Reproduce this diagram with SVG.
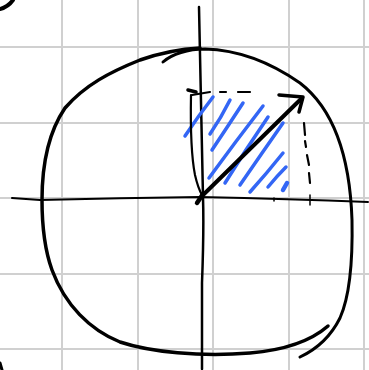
<svg xmlns="http://www.w3.org/2000/svg" width="369" height="370" viewBox="0 0 369 370">
<style>
.grid{stroke:#d0d0d0;stroke-width:2;fill:none}
.ink{stroke:#000;fill:none;stroke-linecap:round;stroke-linejoin:round}
.hatch{stroke:#3366f5;fill:none;stroke-linecap:round;stroke-width:3.5}
</style>
<rect width="369" height="370" fill="#fff"/>
<g id="grid" class="grid">
<path d="M62,0V370M138,0V370M213,0V370M289,0V370M364,0V370"/>
<path d="M0,47H369M0,123H369M0,198H369M0,274H369M0,349H369"/>
</g>
<g id="corner-marks" class="ink">
<path d="M0,9 Q8,7 13,0" stroke-width="4"/>
<path d="M0,363 L2,370" stroke-width="3"/>
</g>
<g id="circle" class="ink">
<path d="M163,62 C172,54 188,49 205,49 C240,50 270,62 300,83 C335,110 350,160 352,220 C353,270 348,300 340,318 C330,338 315,350 300,357" stroke-width="3"/>
<path d="M328,326 C312,340 285,350 250,353 C200,357 150,352 120,342 C90,330 65,305 52,270 C43,245 42,220 42,200 C42,160 50,130 65,108 C85,85 110,72 140,60 C160,53 180,49 200,48" stroke-width="3.5"/>
</g>
<g id="axes" class="ink">
<path d="M12,198 L40,200 Q120,198 200,197 Q290,199 368,202" stroke-width="2"/>
<path d="M199,7 Q201,100 203,197 Q204,230 202,283 L202,369" stroke-width="2.5"/>
<path d="M274,198 V201 M310,195 V205" stroke-width="1.5"/>
</g>
<g id="hatching" class="hatch">
<path d="M185,136 Q199,115 213,97"/>
<path d="M210,134 Q221,118 230,100"/>
<path d="M212,150 Q228,126 243,103"/>
<path d="M209,178 Q236,141 263,106"/>
<path d="M225,183 Q246,149 268,117"/>
<path d="M240,185 Q262,153 283,123"/>
<path d="M250,192 Q267,173 283,153"/>
<path d="M268,187 Q277,176 286,167"/>
<path d="M283,190 L287,183" stroke-width="4.5"/>
</g>
<g id="projection" class="ink">
<path d="M188,90 L196,92" stroke-width="3.5"/>
<path d="M192,95 L210,92 M220,92 L226,92 M238,92 L250,92" stroke-width="2.2"/>
<path d="M191,95 Q190,150 195,175 Q198,188 202,195" stroke-width="2.2"/>
<path d="M304,123 L305,135 M305,141 L306,147 M307,155 L309,165 M309,173 L310,183" stroke-width="2.2"/>
</g>
<g id="vector" class="ink">
<path d="M202,196 L302,98" stroke-width="4"/>
<path d="M279,95 L303,97 L299,112" stroke-width="3.5"/>
<path d="M197,203 L203,194" stroke-width="4.5"/>
</g>
</svg>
:::
> **GOAL**:
Produce an exact copy of each line of data, skipping embedded images.

> **REPLY TO THE EXERCISE**:
Reproduce this diagram with SVG.
<svg xmlns="http://www.w3.org/2000/svg" width="369" height="370" viewBox="0 0 369 370">
<style>
.grid{stroke:#d0d0d0;stroke-width:2;fill:none}
.ink{stroke:#000;fill:none;stroke-linecap:round;stroke-linejoin:round}
.hatch{stroke:#3366f5;fill:none;stroke-linecap:round;stroke-width:3.5}
</style>
<rect width="369" height="370" fill="#fff"/>
<g id="grid" class="grid">
<path d="M62,0V370M138,0V370M213,0V370M289,0V370M364,0V370"/>
<path d="M0,47H369M0,123H369M0,198H369M0,274H369M0,349H369"/>
</g>
<g id="corner-marks" class="ink">
<path d="M0,9 Q8,7 13,0" stroke-width="4"/>
<path d="M0,363 L2,370" stroke-width="3"/>
</g>
<g id="circle" class="ink">
<path d="M163,62 C172,54 188,49 205,49 C240,50 270,62 300,83 C335,110 350,160 352,220 C353,270 348,300 340,318 C330,338 315,350 300,357" stroke-width="3"/>
<path d="M328,326 C312,340 285,350 250,353 C200,357 150,352 120,342 C90,330 65,305 52,270 C43,245 42,220 42,200 C42,160 50,130 65,108 C85,85 110,72 140,60 C160,53 180,49 200,48" stroke-width="3.5"/>
</g>
<g id="axes" class="ink">
<path d="M12,198 L40,200 Q120,198 200,197 Q290,199 368,202" stroke-width="2"/>
<path d="M199,7 Q201,100 203,197 Q204,230 202,283 L202,369" stroke-width="2.5"/>
<path d="M274,198 V201 M310,195 V205" stroke-width="1.5"/>
</g>
<g id="hatching" class="hatch">
<path d="M185,136 Q199,115 213,97"/>
<path d="M210,134 Q221,118 230,100"/>
<path d="M212,150 Q228,126 243,103"/>
<path d="M209,178 Q236,141 263,106"/>
<path d="M225,183 Q246,149 268,117"/>
<path d="M240,185 Q262,153 283,123"/>
<path d="M250,192 Q267,173 283,153"/>
<path d="M268,187 Q277,176 286,167"/>
<path d="M283,190 L287,183" stroke-width="4.5"/>
</g>
<g id="projection" class="ink">
<path d="M188,90 L196,92" stroke-width="3.5"/>
<path d="M192,95 L210,92 M220,92 L226,92 M238,92 L250,92" stroke-width="2.2"/>
<path d="M191,95 Q190,150 195,175 Q198,188 202,195" stroke-width="2.2"/>
<path d="M304,123 L305,135 M305,141 L306,147 M307,155 L309,165 M309,173 L310,183" stroke-width="2.2"/>
</g>
<g id="vector" class="ink">
<path d="M202,196 L302,98" stroke-width="4"/>
<path d="M279,95 L303,97 L299,112" stroke-width="3.5"/>
<path d="M197,203 L203,194" stroke-width="4.5"/>
</g>
</svg>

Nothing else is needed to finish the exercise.